- GIVEN INSTRUCTION -
For this exercise, copy out each line of the material below that includes "diagram".

- TASK INPUT -
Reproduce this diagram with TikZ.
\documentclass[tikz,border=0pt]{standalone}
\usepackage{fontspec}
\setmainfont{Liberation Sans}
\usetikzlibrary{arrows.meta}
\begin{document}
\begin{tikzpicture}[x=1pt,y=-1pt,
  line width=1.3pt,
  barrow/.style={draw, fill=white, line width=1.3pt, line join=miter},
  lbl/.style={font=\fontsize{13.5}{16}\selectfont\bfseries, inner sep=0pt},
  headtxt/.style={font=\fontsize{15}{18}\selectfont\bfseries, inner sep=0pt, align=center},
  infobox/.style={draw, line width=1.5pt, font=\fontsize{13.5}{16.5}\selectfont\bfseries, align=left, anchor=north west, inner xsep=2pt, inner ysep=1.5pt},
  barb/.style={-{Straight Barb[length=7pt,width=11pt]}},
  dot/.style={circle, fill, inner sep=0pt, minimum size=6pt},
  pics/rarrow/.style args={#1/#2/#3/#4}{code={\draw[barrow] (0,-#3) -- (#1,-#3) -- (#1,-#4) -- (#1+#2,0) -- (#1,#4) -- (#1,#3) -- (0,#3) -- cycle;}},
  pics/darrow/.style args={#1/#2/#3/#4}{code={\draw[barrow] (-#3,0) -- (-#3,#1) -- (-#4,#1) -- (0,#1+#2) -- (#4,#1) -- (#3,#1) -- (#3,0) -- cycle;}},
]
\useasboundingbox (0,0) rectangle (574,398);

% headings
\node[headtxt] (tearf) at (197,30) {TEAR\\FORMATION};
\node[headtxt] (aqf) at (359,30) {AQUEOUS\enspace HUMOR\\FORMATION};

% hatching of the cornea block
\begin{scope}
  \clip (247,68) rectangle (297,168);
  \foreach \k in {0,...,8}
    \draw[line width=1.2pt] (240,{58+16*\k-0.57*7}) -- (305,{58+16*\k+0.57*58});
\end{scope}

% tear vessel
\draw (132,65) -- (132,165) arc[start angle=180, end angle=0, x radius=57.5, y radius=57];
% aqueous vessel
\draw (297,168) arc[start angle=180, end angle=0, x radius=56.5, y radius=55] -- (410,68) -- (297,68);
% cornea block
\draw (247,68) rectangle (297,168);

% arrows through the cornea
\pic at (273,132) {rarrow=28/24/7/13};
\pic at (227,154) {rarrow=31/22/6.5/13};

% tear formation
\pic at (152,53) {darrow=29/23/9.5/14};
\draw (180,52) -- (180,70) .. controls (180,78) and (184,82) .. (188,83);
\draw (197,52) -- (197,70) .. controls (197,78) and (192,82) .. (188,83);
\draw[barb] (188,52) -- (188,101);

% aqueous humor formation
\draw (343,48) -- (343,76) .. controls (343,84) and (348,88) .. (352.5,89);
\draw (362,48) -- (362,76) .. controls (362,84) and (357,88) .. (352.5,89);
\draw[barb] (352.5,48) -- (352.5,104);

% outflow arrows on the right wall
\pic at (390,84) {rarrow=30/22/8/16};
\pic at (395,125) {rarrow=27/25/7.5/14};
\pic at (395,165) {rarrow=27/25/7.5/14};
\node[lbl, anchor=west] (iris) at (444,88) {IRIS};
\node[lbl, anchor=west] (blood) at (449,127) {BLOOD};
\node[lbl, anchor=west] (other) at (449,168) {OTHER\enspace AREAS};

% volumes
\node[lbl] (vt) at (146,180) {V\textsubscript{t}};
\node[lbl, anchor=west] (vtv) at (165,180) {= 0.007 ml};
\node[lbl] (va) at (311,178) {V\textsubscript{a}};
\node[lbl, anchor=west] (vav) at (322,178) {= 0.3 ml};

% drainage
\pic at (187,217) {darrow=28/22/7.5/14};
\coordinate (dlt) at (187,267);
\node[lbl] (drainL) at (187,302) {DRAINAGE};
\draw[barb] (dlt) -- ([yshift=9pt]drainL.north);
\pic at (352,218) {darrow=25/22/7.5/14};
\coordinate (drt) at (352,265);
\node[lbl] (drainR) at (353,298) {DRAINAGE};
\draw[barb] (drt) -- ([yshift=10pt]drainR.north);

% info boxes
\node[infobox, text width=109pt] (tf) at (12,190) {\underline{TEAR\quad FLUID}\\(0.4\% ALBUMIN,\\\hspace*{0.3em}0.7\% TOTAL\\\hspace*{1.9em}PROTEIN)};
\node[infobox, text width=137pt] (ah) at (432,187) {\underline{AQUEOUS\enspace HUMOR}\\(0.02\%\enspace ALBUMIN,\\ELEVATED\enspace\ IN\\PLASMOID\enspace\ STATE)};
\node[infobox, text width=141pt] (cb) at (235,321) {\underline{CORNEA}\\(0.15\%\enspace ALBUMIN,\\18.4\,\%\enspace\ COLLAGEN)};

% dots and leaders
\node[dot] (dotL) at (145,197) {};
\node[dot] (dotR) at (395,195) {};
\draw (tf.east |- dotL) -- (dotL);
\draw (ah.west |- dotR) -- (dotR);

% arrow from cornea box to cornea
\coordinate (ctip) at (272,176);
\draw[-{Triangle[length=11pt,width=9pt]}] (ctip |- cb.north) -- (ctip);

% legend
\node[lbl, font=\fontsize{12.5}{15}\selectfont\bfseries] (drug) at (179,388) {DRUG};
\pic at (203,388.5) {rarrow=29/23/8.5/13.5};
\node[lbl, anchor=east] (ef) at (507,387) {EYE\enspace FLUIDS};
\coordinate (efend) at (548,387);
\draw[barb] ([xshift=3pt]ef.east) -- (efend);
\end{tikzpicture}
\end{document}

...

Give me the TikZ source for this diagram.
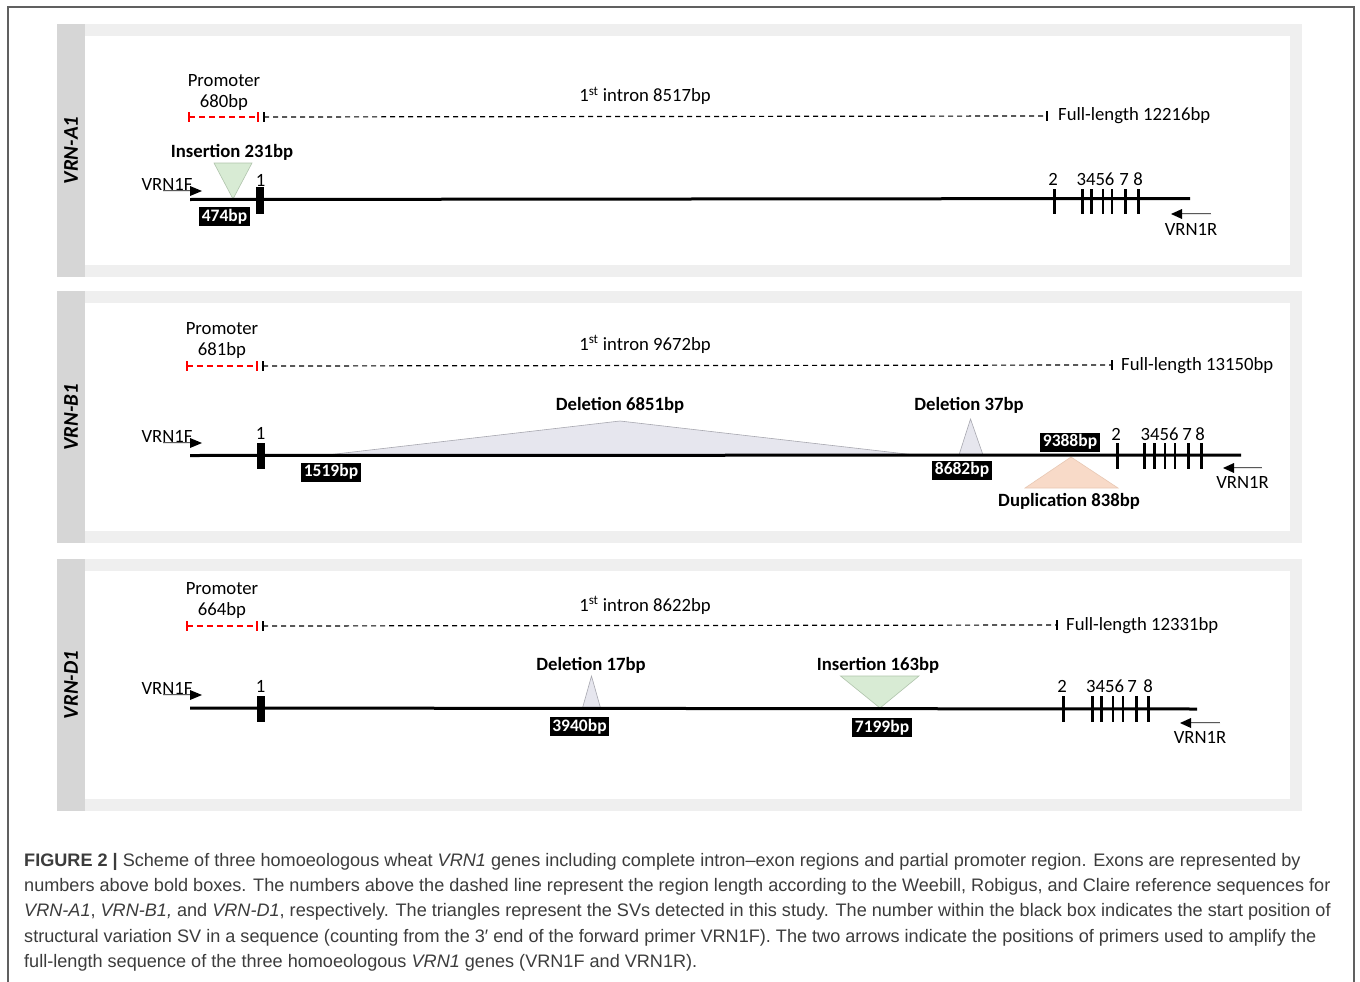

- SOLUTION TO THIS PROBLEM -
Reproduce this diagram with TikZ.
Give me the TikZ source for this diagram.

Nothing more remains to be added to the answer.